Not so with Ludwig Reiter: after 130 years in the business, the company is currently run by 4th generation owner Till Reiter, with 5th generation family members now working in the firm too.

Budapester, Ludwig Reiter

The Ludwig Reiter brand came into being in 1885, when Herr Reiter and his wife Anna began making custom riding boots and ceremonial shoes for the Austro-Hungarian Army. The couple’s son, Ludwig II, learned the craft from his father at a young age before augmenting his knowledge and expertise spending several years abroad working for shoemakers in Germany, the UK, and United States.

In fact it was in Boston that Reiter junior first came across the Goodyear welting technique: a manner of attaching the sole to the body of the shoe that, despite being more expensive than traditional welting, is highly valued for the superior waterproofing it provides. Suitably impressed, Ludwig introduced this innovative production method to the family business on his return to Vienna.

Ludwig Reiter II subsequently went on to lead the firm, helping to transform it into one of Austria’s most well-known and respected shoemakers before passing his knowledge down to the next generation of family members.

Snuff tan suede brogue

Several of the designs developed by the Reiter family at that time remain in production today, and using many of the very same manufacturing techniques. As the term would suggest, bench-made shoes are not produced by machines on a production line, but instead cut and assembled by skilled artisans working at benches. Italy and the UK still maintain a strong tradition of producing high-quality bench-made shoes, but elsewhere this manner of production has largely died out in favor of more cost-efficient methods.

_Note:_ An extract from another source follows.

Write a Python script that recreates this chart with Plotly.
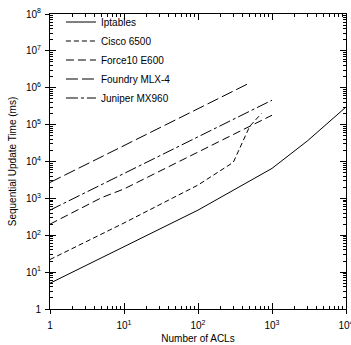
import plotly.graph_objects as go

# ---- data ----
ipt_x = [1, 10, 100, 1000, 3000, 10000]
ipt_y = [5, 50, 480, 6500, 36000, 300000]

cisco_x = [1, 5, 10, 100, 300, 500, 720]
cisco_y = [22, 105, 215, 2300, 9500, 90000, 200000]

force_x = [1, 5, 10, 1000]
force_y = [200, 1050, 1800, 180000]

foundry_x = [1, 10, 100, 500]
foundry_y = [2700, 27000, 270000, 1350000]

juniper_x = [1, 10, 100, 1000]
juniper_y = [480, 4700, 46000, 460000]

series_names = ["Iptables", "Cisco 6500", "Force10 E600", "Foundry MLX-4", "Juniper MX960"]

x_tickvals = [1, 10, 100, 1000, 10000]
x_ticktext = ["1", "10<sup>1</sup>", "10<sup>2</sup>", "10<sup>3</sup>", "10<sup>4</sup>"]
y_tickvals = [1, 10, 100, 1e3, 1e4, 1e5, 1e6, 1e7, 1e8]
y_ticktext = ["1"] + [f"10<sup>{i}</sup>" for i in range(1, 9)]

FONT = "Liberation Sans, Arial, sans-serif"

dashes = ["solid", "5px,3px", "8px,4px", "12px,4px", "12px,3px,3px,3px"]
xs = [ipt_x, cisco_x, force_x, foundry_x, juniper_x]
ys = [ipt_y, cisco_y, force_y, foundry_y, juniper_y]

fig = go.Figure()
for name, x, y, d in zip(series_names, xs, ys, dashes):
    fig.add_trace(go.Scatter(x=x, y=y, mode="lines", name=name,
                             line=dict(color="black", width=1, dash=d)))

common_axis = dict(
    type="log", showline=True, linecolor="black", linewidth=1,
    ticks="inside", ticklen=6, tickcolor="black", tickwidth=1,
    mirror="allticks", showgrid=False, zeroline=False,
    minor=dict(ticks="inside", ticklen=3, tickcolor="black", dtick="D1", showgrid=False),
    tickfont=dict(family=FONT, size=10, color="black"),
    ticklabeloverflow="allow", automargin=False,
)

fig.update_layout(
    width=351, height=345,
    margin=dict(l=50, r=5, t=14, b=36),
    paper_bgcolor="white", plot_bgcolor="white",
    font=dict(family=FONT, size=10, color="black"),
    xaxis=dict(common_axis, range=[0, 4], tickvals=x_tickvals, ticktext=x_ticktext,
               title=dict(text="Number of ACLs", font=dict(family=FONT, size=10), standoff=4),
               ticklabelstandoff=7),
    yaxis=dict(common_axis, range=[0, 8], tickvals=y_tickvals, ticktext=y_ticktext,
               title=dict(text="Sequential Update Time (ms)", font=dict(family=FONT, size=10), standoff=7),
               ticklabelstandoff=6),
    xaxis2=dict(type="log", overlaying="x", anchor="y", side="bottom", range=[0, 4],
                tickvals=x_tickvals, showticklabels=False, ticks="outside", ticklen=4,
                tickcolor="black", showline=False, showgrid=False, zeroline=False,
                automargin=False),
    yaxis2=dict(type="log", overlaying="y", anchor="x", side="left", range=[0, 8],
                tickvals=y_tickvals, showticklabels=False, ticks="outside", ticklen=4,
                tickcolor="black", showline=False, showgrid=False, zeroline=False,
                automargin=False),
    legend=dict(x=0.037, y=1.022, xanchor="left", yanchor="top",
                bgcolor="rgba(0,0,0,0)", font=dict(family=FONT, size=10),
                itemwidth=30),
    showlegend=True,
)

# invisible helper trace so the overlay axes are drawn
fig.add_trace(go.Scatter(x=[1], y=[1], xaxis="x2", yaxis="y2", mode="markers",
                         marker=dict(opacity=0), showlegend=False, hoverinfo="skip"))

fig.write_html("out.html", config={"displayModeBar": False},
               post_script="document.body.style.margin='0px';")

In fact, while Austria has a distinguished and longstanding shoemaking heritage, today Ludwig Reiter is the only large-scale producer in Vienna still making footwear by this complex and laborious process. This perhaps puts the company at something of a disadvantage in terms of both economics and logistics, as sourcing appropriate supplies and skilled staff can be a real challenge. Yet maximizing profit is not the Reiter family’s primary concern. Instead Till Reiter and his team take pride in maintaining outstanding levels of craftsmanship and keeping an enviable family tradition alive.

Although some of the manufacturing process now involves the use of high-tech laser machinery, the majority of the work is done by hand – specifically where it counts – or on the same old machines that the brand has been using since the 1940s. This leads to an excellent quality and long lasting product at a very reasonable price.

Monk strap, single buckle, Ludwig Reiter Vienna

However, while the quality of Ludwig Reiter footwear cannot be denied, be warned that a small number of the company’s current designs can be a little clunky and unstylish, so some discernment is required when purchasing from the brand.

We’ve just taken consignment of a large number of Ludwig Reiter boots and shoes. Thankfully our source has impeccable taste, so there’s not a single dud among them: instead they are all very stylish and practical pieces that would do justice to the most elegant of looks.

Shell cordovan, penny loafer

Indeed, where Ludwig Reiter’s shoes distinguish themselves is in their more slender and rakish cut. And we’re pleased to say that our recently arrived collection includes many examples of precisely such designs: simple, elegant, and well-proportioned Oxfords in suede and leather; suede and basket-weave leather monkstraps: pristine leather ankle boots and various models of Chelsea boot (including one very dapper brogued pair); and finally some beautiful loafers in luxurious shell cordovan and suede.

Plain toe blucher

Whereas some of Ludwig Reiter’s sneakers, sandals and bags are outsourced to other manufacturers, all the oxfords, brogues, and boots that we we have here in store were produced in-house at the company’s historic premises: a converted manor house outside Vienna.